Global Summit 2011/CC and the broader open government and PSI community
Creative Commons and the broader open government and PSI session notes
- CC Global Summit
- 17 September 2011
- what is cc's role in the open gov community in general?
- should cc create other tools that may be useful or need to be created for the open gov community?
- should cc create guidelines or toolkits for open gov? NZ released declaration on open and transparent principles and has open gov roadmap; there’s also the UK framework
- how to continue to contribute to standards bodies like W3C?
- how should cc hq coordinate/support/mobilise affiliates on these issues? someone noted that hq should work connecting and networking; hq can help and figure out who to introduce affiliates to
- come up with matrix on how to evaluate open gov/PSI achievements across countries, e.g. scorecard or evaluation matrix; OECD has one, but needs to be improved; this would motivate countries to do more
- build case study repository of open gov successes to assist governments can make informed choices wrt legal aspects of PSI; other educational materials too
- not a question about which license to choose, but technical questions; OKF already has a doc on this (open data manual?) so look at that or build upon
- psi is inherently interdisciplinary so we need to share not only legal scenarios but also the best arguments, and metrics too
- cc's role depends on the country, and affiliates need to be the ones to lead the conversation; cc hq should play a supporting role
- are there higher level principles that hq office can take on and communicate? this is an ongoing question of how normative CC should be wrt this; a set of international principles could be valuable
- Poland is taking psi further, aka open licensing for information generated and financed by public agencies; leads to questions about what should public procurement laws be?
- database rights are a key issue, but not the only issue
- ongoing interoperability concerns and confusion about what happens with some PSI released under cc by and other under odc by, are they compatible/interoperable?
- not for relicensing, but we observe that other tools are compatible, e.g. CC0 and PDDL
- how does cc license interact with other open government licenses; repeated discussion that if CC license would have covered database rights UK would have adopted it, not created OGL; when you talk about pan-European data portals, you don't want a lot of different licenses; just creates confusion and complexity, we want simplicity
- should there be a protocol for you to write you're own license, or how to write a compatibility clause?
- open gov partnership; want/need for CC participation; there is room and encouragement for this via the civil society advisory component (there is a steering committee of half gov and half civil society)
- 4 components to OGP: transparency, citizen engagement, accountability, technology and innovation (cc role could fit best via the technology and innovation angle)
- early version of U.S. OGP action plan didn't say anything about copyright/licensing/databases; what about other jurisdictions?
- how can cc work together as a community to remix open gov roadmaps and plans via process within NZ, UK, AU, especially in relation to offering assistance related to OGP?

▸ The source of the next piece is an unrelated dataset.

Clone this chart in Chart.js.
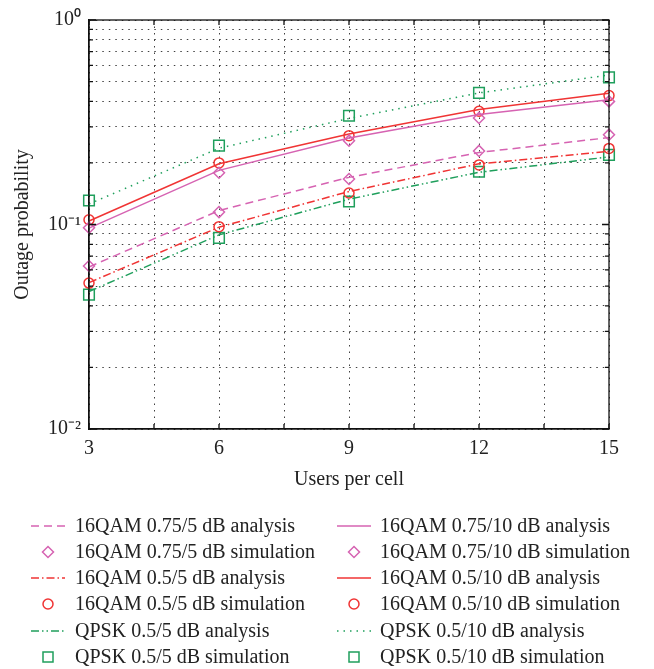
<!DOCTYPE html>
<html>
<head>
<meta charset="utf-8">
<script src="https://cdn.jsdelivr.net/npm/chart.js@4"></script>
<style>
    body { margin: 0; background: #fff; }
    #wrap { position: relative; width: 654px; height: 669px; }
    #legend { position: absolute; left: 0; top: 0; width: 654px; height: 669px; pointer-events: none; }
    .lg-item { position: absolute; height: 24px; }
    .lg-sw { position: absolute; top: 2px; }
    .lg-item span { position: absolute; white-space: nowrap; line-height: 24px; font: 20px "Liberation Serif", serif; color: #222; }
</style>
</head>
<body>
<div id="wrap">
    <canvas id="chart" width="654" height="500"></canvas>
    <div id="legend"></div>
</div>
<script>
// users per cell
var users = [3, 6, 9, 12, 15];
var xTickLabels = [3, 6, 9, 12, 15];
var yDecades = [-2, -1, 0];

// analysis curves
var qam75_5_ana = [0.062, 0.117, 0.170, 0.225, 0.266];
var qam5_5_ana = [0.052, 0.097, 0.145, 0.198, 0.228];
var qpsk_5_ana = [0.047, 0.089, 0.133, 0.180, 0.214];
var qam75_10_ana = [0.096, 0.184, 0.265, 0.345, 0.407];
var qam5_10_ana = [0.104, 0.198, 0.277, 0.365, 0.438];
var qpsk_10_ana = [0.126, 0.236, 0.330, 0.440, 0.538];

// simulation points
var qam75_5_sim = [0.0627, 0.115, 0.167, 0.229, 0.275];
var qam5_5_sim = [0.0517, 0.0976, 0.1426, 0.1956, 0.2355];
var qpsk_5_sim = [0.0454, 0.086, 0.1295, 0.181, 0.219];
var qam75_10_sim = [0.0965, 0.179, 0.257, 0.332, 0.400];
var qam5_10_sim = [0.1055, 0.200, 0.272, 0.358, 0.427];
var qpsk_10_sim = [0.131, 0.243, 0.340, 0.440, 0.524];

var pink = '#d663b2',
    red = '#f03434',
    green = '#1f9f5c';

var FONT = '"Liberation Serif", serif';

function pts(ys) {
    return users.map(function (u, i) { return {x: u, y: ys[i]}; });
}

function ana(label, ys, color, dash) {
    return {
        label: label, data: pts(ys), borderColor: color, borderWidth: 1.5,
        borderDash: dash, pointRadius: 0, fill: false, tension: 0, clip: false,
        kind: 'line'
    };
}

function sim(label, ys, color, style, r) {
    return {
        label: label, data: pts(ys), showLine: false, borderColor: color,
        backgroundColor: 'rgba(0,0,0,0)', pointStyle: style, pointRadius: r,
        pointBorderWidth: 1.5, pointBorderColor: color, clip: false,
        kind: 'point'
    };
}

var datasets = [
    ana('16QAM 0.75/5 dB analysis', qam75_5_ana, pink, [8, 5]),
    sim('16QAM 0.75/5 dB simulation', qam75_5_sim, pink, 'rectRot', 5.5),
    ana('16QAM 0.5/5 dB analysis', qam5_5_ana, red, [8, 3, 1.5, 3]),
    sim('16QAM 0.5/5 dB simulation', qam5_5_sim, red, 'circle', 5),
    ana('QPSK 0.5/5 dB analysis', qpsk_5_ana, green, [8, 3, 1.5, 3, 1.5, 3]),
    sim('QPSK 0.5/5 dB simulation', qpsk_5_sim, green, 'rect', 7.5),
    ana('16QAM 0.75/10 dB analysis', qam75_10_ana, pink, []),
    sim('16QAM 0.75/10 dB simulation', qam75_10_sim, pink, 'rectRot', 5.5),
    ana('16QAM 0.5/10 dB analysis', qam5_10_ana, red, []),
    sim('16QAM 0.5/10 dB simulation', qam5_10_sim, red, 'circle', 5),
    ana('QPSK 0.5/10 dB analysis', qpsk_10_ana, green, [1.5, 5]),
    sim('QPSK 0.5/10 dB simulation', qpsk_10_sim, green, 'rect', 7.5)
];

var SUP = {'0': '\u2070', '1': '\u00B9', '2': '\u00B2', '-': '\u207B'};
function powLabel(e) {
    return '10' + String(e).split('').map(function (c) { return SUP[c]; }).join('');
}

// gridlines at 1..9 x 10^k
var yGrid = [];
yDecades.forEach(function (e) {
    if (e === 0) { yGrid.push(1); return; }
    for (var m = 1; m <= 9; m++) yGrid.push(+(m * Math.pow(10, e)).toPrecision(3));
});

// box around the plot with inward tick marks
var framePlugin = {
    id: 'frame',
    afterDraw: function (chart) {
        var ctx = chart.ctx, a = chart.chartArea,
            xs = chart.scales.x, ys = chart.scales.y;
        ctx.save();
        ctx.strokeStyle = '#111';
        ctx.lineWidth = 1.3;
        ctx.strokeRect(a.left, a.top, a.right - a.left, a.bottom - a.top);
        ctx.beginPath();
        xs.ticks.forEach(function (t) {
            var px = xs.getPixelForValue(t.value);
            ctx.moveTo(px, a.bottom); ctx.lineTo(px, a.bottom - 5);
            ctx.moveTo(px, a.top); ctx.lineTo(px, a.top + 5);
        });
        ys.ticks.forEach(function (t) {
            var py = ys.getPixelForValue(t.value),
                len = t.label ? 7 : 4;
            ctx.moveTo(a.left, py); ctx.lineTo(a.left + len, py);
            ctx.moveTo(a.right, py); ctx.lineTo(a.right - len, py);
        });
        ctx.stroke();
        ctx.restore();
    }
};

var chart = new Chart(document.getElementById('chart'), {
    type: 'line',
    data: {datasets: datasets},
    options: {
        responsive: false,
        animation: false,
        layout: {padding: {top: 16, right: 45, left: 0, bottom: 0}},
        plugins: {legend: {display: false}, tooltip: {enabled: false}},
        scales: {
            x: {
                type: 'linear', min: 3, max: 15,
                afterBuildTicks: function (s) {
                    var t = [];
                    for (var v = 3; v <= 15; v += 1.5) t.push({value: v});
                    s.ticks = t;
                },
                afterFit: function (s) { s.height = 71; },
                ticks: {
                    autoSkip: false, maxRotation: 0, padding: 8, color: '#222',
                    font: {family: FONT, size: 20},
                    callback: function (v) { return xTickLabels.indexOf(v) >= 0 ? String(v) : ''; }
                },
                grid: {color: 'rgba(0,0,0,0.75)', lineWidth: 1, drawTicks: false},
                border: {display: true, color: '#111', width: 1.3, dash: [1.5, 5]},
                title: {
                    display: true, text: 'Users per cell', color: '#222',
                    font: {family: FONT, size: 20}, padding: {top: 4, bottom: 8}
                }
            },
            y: {
                type: 'logarithmic', min: 0.01, max: 1,
                afterBuildTicks: function (s) {
                    s.ticks = yGrid.map(function (v) { return {value: v}; });
                },
                afterFit: function (s) { s.width = 89; },
                ticks: {
                    autoSkip: false, padding: 8, color: '#222',
                    font: {family: FONT, size: 20},
                    callback: function (v) {
                        var l = Math.log10(v), e = Math.round(l);
                        return Math.abs(l - e) < 1e-6 ? powLabel(e) : '';
                    }
                },
                grid: {color: 'rgba(0,0,0,0.75)', lineWidth: 1, drawTicks: false},
                border: {display: true, color: '#111', width: 1.3, dash: [1.5, 5]},
                title: {
                    display: true, text: 'Outage probability', color: '#222',
                    font: {family: FONT, size: 20}, padding: {top: 11, bottom: 4}
                }
            }
        }
    },
    plugins: [framePlugin]
});

// legend in two columns, drawn from the dataset styles
var rowY = [526, 552, 578, 604, 631, 657];
var colSwatch = [31, 337], colText = [75, 380];
var legend = document.getElementById('legend');

function swatch(ds) {
    var c = ds.borderColor, s = '<svg width="34" height="20" xmlns="http://www.w3.org/2000/svg">';
    if (ds.kind === 'line') {
        s += '<line x1="0" y1="10" x2="34" y2="10" stroke="' + c + '" stroke-width="1.5"' +
            (ds.borderDash.length ? ' stroke-dasharray="' + ds.borderDash.join(',') + '"' : '') + '/>';
    } else if (ds.pointStyle === 'circle') {
        s += '<circle cx="17" cy="10" r="5" fill="none" stroke="' + c + '" stroke-width="1.5"/>';
    } else if (ds.pointStyle === 'rect') {
        s += '<rect x="12" y="5" width="10" height="10" fill="none" stroke="' + c + '" stroke-width="1.5"/>';
    } else {
        s += '<polygon points="17,4.5 22.5,10 17,15.5 11.5,10" fill="none" stroke="' + c + '" stroke-width="1.5"/>';
    }
    return s + '</svg>';
}

datasets.forEach(function (ds, i) {
    var col = i < 6 ? 0 : 1, row = i % 6;
    var item = document.createElement('div');
    item.className = 'lg-item';
    item.style.left = '0px';
    item.style.top = (rowY[row] - 12) + 'px';
    item.innerHTML =
        '<div class="lg-sw" style="left:' + colSwatch[col] + 'px">' + swatch(ds) + '</div>' +
        '<span style="left:' + colText[col] + 'px;top:0">' + ds.label + '</span>';
    legend.appendChild(item);
});
</script>
</body>
</html>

- CCNZ has an online decision process to assist gov agencies on whether to release information on the nzgoal basis; fill in fields and spits out recommended license and report; nzgoal.info
- guide about enforceability; cc hq could be one central repository of really useful information because the enforceability is key to selling it to governments
- recommendation that CC make a statement about how we think governments should operate, then make those recommendations to government; should include psi, public procurement, under these terms, should be 1 license or diff licenses in diff circumstances, etc.; figure out what we want and ask for it; first high level principles, then local decisions about cc0 and cc by, etc.
- several jurisdictions are interested, for example japan, uk, greece, italy, aus, nz
- data tracking for gov information and psi; govs have media, websites, etc but no good metrics about what happens with dataset use; would obviously be useful for cc as well as for governments to measure success; could also help demonstrate which licenses are more effective wrt reuse; qualitative data is valuable too; e.g. “data that saves lives” is high value
- public data corporation consultation ongoing now; how would commercialisation model fit within the larger open data frameworks?
- trying to make more data free by paying for other data?